| Stated task |
Look at each line of the records and count those with "that" in them. Please answer with the count alone.

| Provided entries |

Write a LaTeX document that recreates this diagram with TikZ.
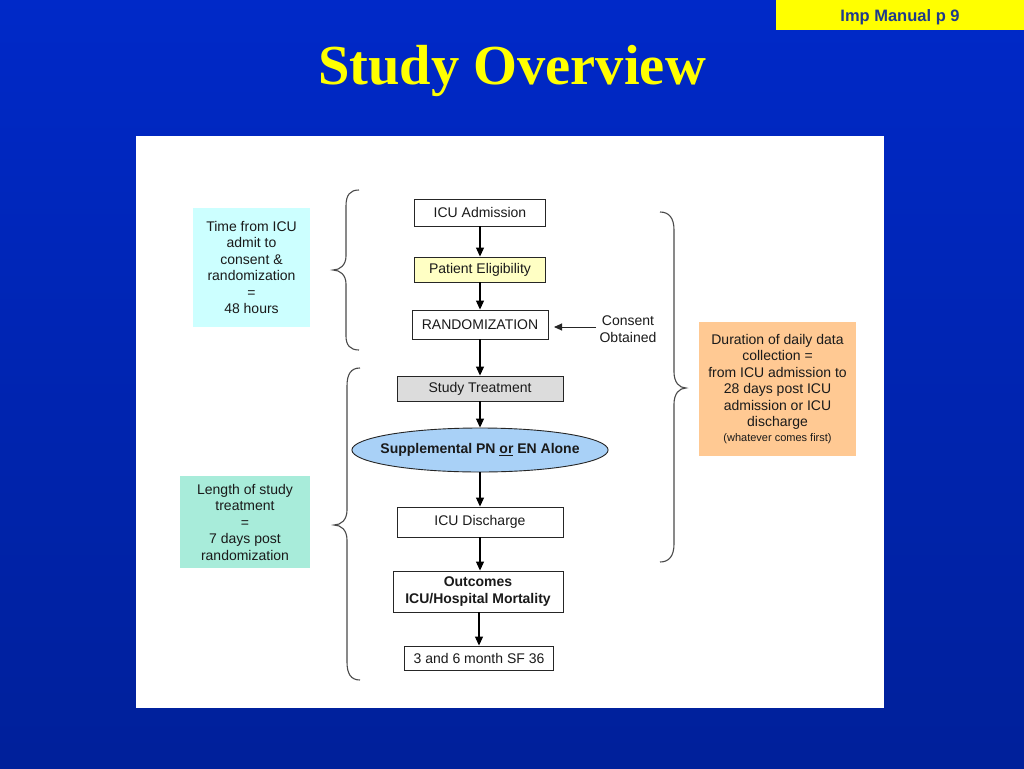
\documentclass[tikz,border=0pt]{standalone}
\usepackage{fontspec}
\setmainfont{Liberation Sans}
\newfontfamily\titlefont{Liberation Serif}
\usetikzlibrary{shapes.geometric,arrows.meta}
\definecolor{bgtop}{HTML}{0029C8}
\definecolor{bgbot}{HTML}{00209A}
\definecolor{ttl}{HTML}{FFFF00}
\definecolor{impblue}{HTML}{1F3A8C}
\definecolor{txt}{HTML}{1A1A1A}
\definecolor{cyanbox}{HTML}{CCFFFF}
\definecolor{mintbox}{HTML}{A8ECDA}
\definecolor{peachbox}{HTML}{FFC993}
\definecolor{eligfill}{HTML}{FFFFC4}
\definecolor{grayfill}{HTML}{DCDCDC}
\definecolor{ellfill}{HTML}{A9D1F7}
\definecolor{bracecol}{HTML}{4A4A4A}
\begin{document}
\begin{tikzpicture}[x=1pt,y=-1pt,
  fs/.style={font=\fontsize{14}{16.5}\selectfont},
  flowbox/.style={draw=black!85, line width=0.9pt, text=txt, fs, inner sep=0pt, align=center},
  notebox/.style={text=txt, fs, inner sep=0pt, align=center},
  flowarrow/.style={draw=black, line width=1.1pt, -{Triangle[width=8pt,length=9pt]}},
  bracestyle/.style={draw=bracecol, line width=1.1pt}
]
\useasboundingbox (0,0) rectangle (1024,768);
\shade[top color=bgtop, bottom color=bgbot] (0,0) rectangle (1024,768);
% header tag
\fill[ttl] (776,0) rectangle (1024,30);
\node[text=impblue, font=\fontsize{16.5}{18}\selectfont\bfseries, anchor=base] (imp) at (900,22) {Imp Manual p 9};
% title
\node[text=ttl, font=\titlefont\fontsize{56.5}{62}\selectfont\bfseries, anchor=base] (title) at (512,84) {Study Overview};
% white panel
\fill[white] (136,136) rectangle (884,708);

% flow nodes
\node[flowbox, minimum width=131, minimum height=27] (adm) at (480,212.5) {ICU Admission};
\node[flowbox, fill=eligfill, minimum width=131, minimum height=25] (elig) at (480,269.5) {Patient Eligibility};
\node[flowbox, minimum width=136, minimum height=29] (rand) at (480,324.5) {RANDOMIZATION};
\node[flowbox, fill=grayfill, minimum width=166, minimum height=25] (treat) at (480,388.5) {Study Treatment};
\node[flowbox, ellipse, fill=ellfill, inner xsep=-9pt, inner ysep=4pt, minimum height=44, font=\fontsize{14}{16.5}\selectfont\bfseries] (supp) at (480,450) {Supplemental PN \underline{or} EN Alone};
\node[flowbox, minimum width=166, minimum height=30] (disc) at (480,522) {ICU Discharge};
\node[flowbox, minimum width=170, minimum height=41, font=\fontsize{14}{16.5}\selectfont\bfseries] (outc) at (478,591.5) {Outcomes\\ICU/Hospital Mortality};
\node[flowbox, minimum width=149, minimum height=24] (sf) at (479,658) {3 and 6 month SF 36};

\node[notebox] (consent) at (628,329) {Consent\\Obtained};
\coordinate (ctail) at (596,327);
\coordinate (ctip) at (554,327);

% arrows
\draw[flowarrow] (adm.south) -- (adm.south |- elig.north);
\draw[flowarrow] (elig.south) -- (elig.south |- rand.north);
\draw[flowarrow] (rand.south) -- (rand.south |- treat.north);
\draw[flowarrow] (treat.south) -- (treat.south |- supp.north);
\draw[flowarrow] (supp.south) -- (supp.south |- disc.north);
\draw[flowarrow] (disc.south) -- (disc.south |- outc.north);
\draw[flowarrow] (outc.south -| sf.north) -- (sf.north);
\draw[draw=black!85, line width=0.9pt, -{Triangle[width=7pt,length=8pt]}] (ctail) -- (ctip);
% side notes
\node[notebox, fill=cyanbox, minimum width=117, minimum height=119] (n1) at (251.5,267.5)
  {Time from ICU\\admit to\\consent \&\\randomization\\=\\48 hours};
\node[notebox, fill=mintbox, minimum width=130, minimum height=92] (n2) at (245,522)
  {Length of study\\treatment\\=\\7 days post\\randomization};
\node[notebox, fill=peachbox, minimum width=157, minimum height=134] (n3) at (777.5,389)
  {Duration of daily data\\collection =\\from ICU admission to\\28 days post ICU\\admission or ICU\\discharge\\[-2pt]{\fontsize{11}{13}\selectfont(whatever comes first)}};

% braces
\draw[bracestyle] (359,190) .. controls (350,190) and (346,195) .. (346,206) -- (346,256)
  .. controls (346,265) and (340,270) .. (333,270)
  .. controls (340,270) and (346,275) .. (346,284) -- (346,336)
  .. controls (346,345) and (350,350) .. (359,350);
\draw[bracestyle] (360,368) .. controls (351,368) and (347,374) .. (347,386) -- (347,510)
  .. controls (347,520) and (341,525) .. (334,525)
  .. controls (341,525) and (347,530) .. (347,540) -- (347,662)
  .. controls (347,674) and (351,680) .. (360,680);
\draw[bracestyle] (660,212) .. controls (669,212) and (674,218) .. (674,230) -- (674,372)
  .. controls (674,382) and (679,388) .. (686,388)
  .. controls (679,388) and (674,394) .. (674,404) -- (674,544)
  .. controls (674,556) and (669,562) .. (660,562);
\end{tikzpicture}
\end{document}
...
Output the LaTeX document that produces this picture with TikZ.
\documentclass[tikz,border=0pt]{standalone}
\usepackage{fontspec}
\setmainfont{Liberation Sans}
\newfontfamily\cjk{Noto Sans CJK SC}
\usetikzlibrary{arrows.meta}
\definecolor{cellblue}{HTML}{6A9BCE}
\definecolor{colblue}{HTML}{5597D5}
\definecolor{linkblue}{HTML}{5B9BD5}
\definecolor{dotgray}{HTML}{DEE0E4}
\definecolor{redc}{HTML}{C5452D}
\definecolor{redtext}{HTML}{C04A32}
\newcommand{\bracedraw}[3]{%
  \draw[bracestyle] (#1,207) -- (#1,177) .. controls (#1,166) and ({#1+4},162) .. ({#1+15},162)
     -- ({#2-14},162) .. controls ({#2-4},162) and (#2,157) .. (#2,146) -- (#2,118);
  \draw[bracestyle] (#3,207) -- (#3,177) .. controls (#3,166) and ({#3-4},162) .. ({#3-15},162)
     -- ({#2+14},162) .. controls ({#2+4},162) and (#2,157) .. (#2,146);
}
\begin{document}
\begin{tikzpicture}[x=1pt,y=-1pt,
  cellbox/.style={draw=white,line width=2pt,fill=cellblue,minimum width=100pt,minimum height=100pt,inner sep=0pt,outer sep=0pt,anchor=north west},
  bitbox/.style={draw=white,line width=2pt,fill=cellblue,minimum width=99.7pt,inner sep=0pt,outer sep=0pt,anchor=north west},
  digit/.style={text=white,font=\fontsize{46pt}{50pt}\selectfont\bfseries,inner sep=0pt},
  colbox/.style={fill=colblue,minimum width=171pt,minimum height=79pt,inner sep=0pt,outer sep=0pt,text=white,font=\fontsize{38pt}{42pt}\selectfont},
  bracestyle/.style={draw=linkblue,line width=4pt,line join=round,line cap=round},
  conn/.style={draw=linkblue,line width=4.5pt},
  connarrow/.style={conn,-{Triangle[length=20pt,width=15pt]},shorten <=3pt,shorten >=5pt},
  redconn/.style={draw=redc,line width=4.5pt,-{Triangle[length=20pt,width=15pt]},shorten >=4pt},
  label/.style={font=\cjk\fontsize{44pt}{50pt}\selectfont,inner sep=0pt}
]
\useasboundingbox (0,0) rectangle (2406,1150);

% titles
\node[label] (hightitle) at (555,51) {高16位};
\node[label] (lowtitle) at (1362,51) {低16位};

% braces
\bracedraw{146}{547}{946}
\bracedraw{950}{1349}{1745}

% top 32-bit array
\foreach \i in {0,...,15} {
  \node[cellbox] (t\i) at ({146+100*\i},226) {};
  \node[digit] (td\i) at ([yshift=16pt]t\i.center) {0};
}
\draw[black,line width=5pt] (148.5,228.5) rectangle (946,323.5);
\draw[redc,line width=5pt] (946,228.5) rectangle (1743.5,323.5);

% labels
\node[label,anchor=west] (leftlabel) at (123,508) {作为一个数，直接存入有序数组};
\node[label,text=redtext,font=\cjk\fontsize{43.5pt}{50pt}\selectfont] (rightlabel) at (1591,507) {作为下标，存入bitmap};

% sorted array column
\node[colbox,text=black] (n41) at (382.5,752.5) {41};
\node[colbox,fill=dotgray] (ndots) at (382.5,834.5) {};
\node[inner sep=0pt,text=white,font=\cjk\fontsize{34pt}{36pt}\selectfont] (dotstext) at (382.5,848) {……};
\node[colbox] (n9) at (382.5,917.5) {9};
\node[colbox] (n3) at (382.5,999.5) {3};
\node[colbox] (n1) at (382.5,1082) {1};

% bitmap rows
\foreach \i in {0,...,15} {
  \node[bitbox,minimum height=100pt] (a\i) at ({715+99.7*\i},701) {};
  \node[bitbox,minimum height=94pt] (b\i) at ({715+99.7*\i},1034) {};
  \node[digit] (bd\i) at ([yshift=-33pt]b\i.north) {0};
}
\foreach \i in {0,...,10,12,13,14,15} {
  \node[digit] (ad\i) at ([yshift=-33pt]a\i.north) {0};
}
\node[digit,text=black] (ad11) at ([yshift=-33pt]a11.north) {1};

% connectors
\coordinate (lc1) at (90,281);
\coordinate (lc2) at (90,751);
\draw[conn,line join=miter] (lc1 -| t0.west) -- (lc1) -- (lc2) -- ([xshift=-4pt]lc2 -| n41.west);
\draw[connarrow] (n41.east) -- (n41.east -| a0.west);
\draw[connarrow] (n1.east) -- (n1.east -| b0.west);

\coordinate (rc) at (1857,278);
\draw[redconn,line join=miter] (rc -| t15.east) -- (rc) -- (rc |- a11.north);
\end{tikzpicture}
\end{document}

| Result |
2